The most astounding about Dramaten is that feeling of entering a timeless space. The shadowy light, the blue velvet, the gilded balconies, the thick carpeting, and that peculiar scent of old polished wood in the air — floating almost solid — all lead you instantly to forget the cars, the neon lights, and the busy city you’ve left behind by entering that bubble-world.

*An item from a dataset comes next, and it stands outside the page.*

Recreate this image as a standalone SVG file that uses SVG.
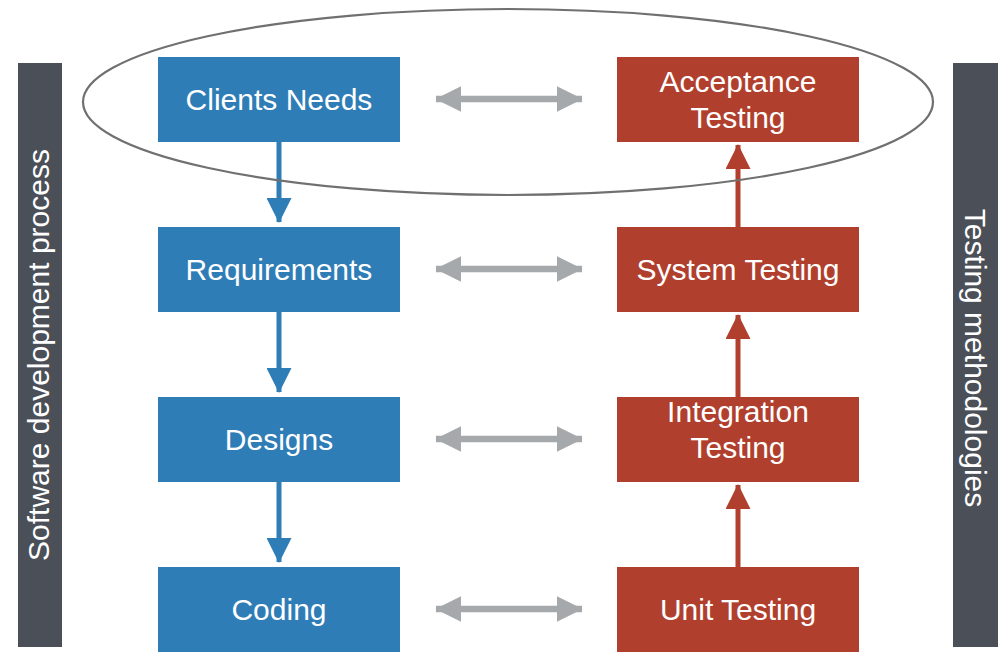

The first time I entered the Dramaten-bubble was on a snowy mid-December day. The guys had told me: “Well, you’ll see, we’re not actually doing anything that exciting. We’re screwing parts together, nailing others down. Nothing worth a picture”.
I said: “OK then, can I just drop by anyway? I promise I won’t be in the way”.
The guys said: “Sure”.

In the Dramaten bubble-world, there was a very small door and a maze of corridors leading to a huge room. The guys were indeed screwing parts together and nailing others down, in some sort of very well-rehearsed choreography, some particularly well-oiled machine. Yet by screwing things together and hammering others down, they were creating a world, and then destroying it without thinking twice about it.
In the guys’ worlds, one could find a 4-meter-high doll as well as chairs so small no one could seat on them. There was a huge carrousel which kept on turning over and over, and a little room under the roof with fishes, bottles, hares, tiger skulls, birds, guns, and a whole paraphernalia of other things which stacked up to the ceiling.

I sat down on the first row in the large and empty room and watched the guys screwing and nailing together those huge structures, which almost looked they were on the brink of swallowing them, until they became a part of a whole body, an enormous body, the theatre, the big demiurge whose ultimate goal is eventually to make the dreamer in all of us to wake up.